In an interview with Variety this week amid Cannes Film Festival coverage, Davis touched on her recently released book Finding Me, as well as shared reflections on her upbringing and how it made an impact on who she is today. Around the 32:37 mark in the video below, Davis pointed out what she says remains a widely seen shortcoming in terms of storytelling within the film and TV industries, ultimately resulting in a mention of the incident with an unnamed director.
“In terms of storytelling that’s expansive, that is as expansive as one’s imagination, that’s not happening yet,” she told journalist Elizabeth Wagmeister. “There’s just certain genres and certain storytelling that—when you’re in a room as a producer—you have to really fight for those stories.”

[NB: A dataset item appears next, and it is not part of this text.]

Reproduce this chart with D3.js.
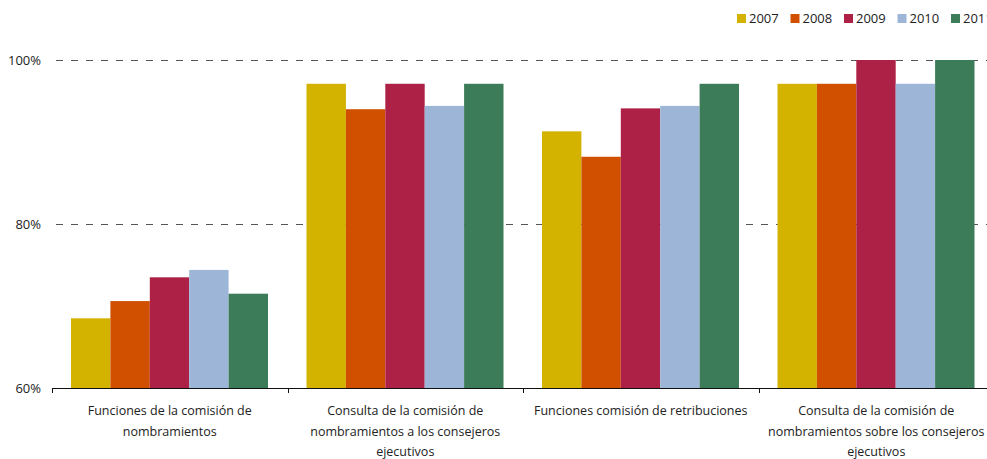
<!DOCTYPE html>
<html><head><meta charset="utf-8">
<script src="https://cdn.jsdelivr.net/npm/d3@7"></script>
<style>
html,body{margin:0;padding:0;background:#fff;overflow:hidden}
text{font-family:"Open Sans","Noto Sans",sans-serif;fill:#222}
</style></head>
<body><svg id="c" width="987" height="459"></svg>
<script>
const categories = [
  "Funciones de la comisión de nombramientos",
  "Consulta de la comisión de nombramientos a los consejeros ejecutivos",
  "Funciones comisión de retribuciones",
  "Consulta de la comisión de nombramientos sobre los consejeros ejecutivos"
];
const categoryLines = [
  ["Funciones de la comisión de", "nombramientos"],
  ["Consulta de la comisión de", "nombramientos a los consejeros", "ejecutivos"],
  ["Funciones comisión de retribuciones"],
  ["Consulta de la comisión de", "nombramientos sobre los consejeros", "ejecutivos"]
];
const years = ["2007", "2008", "2009", "2010", "2011"];
const v2007 = [68.5, 97.1, 91.3, 97.1];
const v2008 = [70.6, 94.0, 88.2, 97.1];
const v2009 = [73.5, 97.1, 94.1, 100];
const v2010 = [74.4, 94.4, 94.4, 97.1];
const v2011 = [71.5, 97.1, 97.1, 100];
const yTicks = [60, 80, 100];
const colors = ["#D4B200", "#D05000", "#AE2146", "#9DB6D8", "#3C7C59"];

const series = [v2007, v2008, v2009, v2010, v2011];
const svg = d3.select("#c");
const mLeft = 52, mBottom = 388, mTop = 60;
const x = d3.scaleBand().domain(categories).range([mLeft, mLeft + 4 * 235.5]).paddingInner(0).paddingOuter(0);
const xi = d3.scaleBand().domain(years).range([19, x.bandwidth() - 19.5]).padding(0);
const y = d3.scaleLinear().domain([60, 100]).range([mBottom, mTop]);

// gridlines
svg.append("g").selectAll("line").data(yTicks.filter(t => t > 60)).join("line")
  .attr("x1", mLeft).attr("x2", 987)
  .attr("y1", d => y(d) + 0.5).attr("y2", d => y(d) + 0.5)
  .attr("stroke", "#555").attr("stroke-width", 1).attr("stroke-dasharray", "7,8").attr("stroke-dashoffset", -4);

// bars
const g = svg.append("g");
categories.forEach((c, ci) => {
  years.forEach((yr, si) => {
    const val = series[si][ci];
    g.append("rect")
      .attr("x", x(c) + xi(yr))
      .attr("width", xi.bandwidth())
      .attr("y", y(val))
      .attr("height", y(60) - y(val))
      .attr("fill", colors[si]);
  });
});

// y axis labels
svg.append("g").selectAll("text").data(yTicks).join("text")
  .attr("x", 41).attr("y", d => y(d) + 5)
  .attr("text-anchor", "end").style("font-size", "13px")
  .text(d => d + "%");

// x axis
const xAxis = svg.append("g");
xAxis.append("line").attr("x1", mLeft).attr("x2", 987).attr("y1", mBottom + 0.5).attr("y2", mBottom + 0.5)
  .attr("stroke", "#111").attr("stroke-width", 1.2);
const tickPos = categories.map(c => x(c)).concat([x.range()[1]]);
xAxis.selectAll("line.tick").data(tickPos).join("line").attr("class", "tick")
  .attr("x1", d => Math.round(d) + 0.5).attr("x2", d => Math.round(d) + 0.5)
  .attr("y1", mBottom).attr("y2", mBottom + 5).attr("stroke", "#111");

categories.forEach((c, ci) => {
  const t = svg.append("text").attr("text-anchor", "middle").style("font-size", "12.5px")
    .attr("x", x(c) + x.bandwidth() / 2).attr("y", 415);
  categoryLines[ci].forEach((ln, li) => {
    t.append("tspan").attr("x", x(c) + x.bandwidth() / 2).attr("dy", li === 0 ? 0 : 20.5).text(ln);
  });
});

// legend
const lg = svg.append("g");
years.forEach((yr, i) => {
  const lx = 737 + i * 53.5;
  lg.append("rect").attr("x", lx).attr("y", 14).attr("width", 9).attr("height", 9).attr("fill", colors[i]);
  lg.append("text").attr("x", lx + 12).attr("y", 23).style("font-size", "13px").text(yr);
});
</script></body></html>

Davis continued, giving two hypothetical examples outlining her larger point.
“Like if I wanted to play a mother whose son lived in a challenging neighborhood, low-income neighborhood, and he was a gang member who died in a drive-by shooting, I could get that made,” she said. “If I played a woman who was, I don’t know, looking to recreate herself by, I don’t know, flying to Nice and sleeping with five men at the age of 56 looking like me, I’m going to have a hard time pushing that one. Even as a Viola Davis. Because people can’t reconcile the Blackness with spiritual awakening, and sexuality. It’s too much. It’s too much when you look like ‘my maid Louise.’”
At the time of the director incident, Davis explained, she and the unnamed filmmaker had known each other for around a decade.
“I actually had a director who did that to me, who said ‘Louise!’” She said. “And I’d known for him, like, 10 years and he called me Louise. And I found out it was because his maid’s name was Louise. So that has not changed.”
Asked to clarify when this occurred, Davis said she was “maybe around 30” at the time. “What you have to realize is those sort of microaggressions, they happen all the time,” she said.
See the full discussion above/below, via Variety. Davis also discusses colorism, the choices brought on by “getting your heart broken a lot,” and much more.
This September, Viola Davis will be seen in the historical drama The Woman King, which she also produced under her and husband Julius Tennon’s JuVee Productions banner. The film, directed by Gina Prince-Bythewood, is slated for release on Sept. 16 and also stars Thuso Mbedu and John Boyega.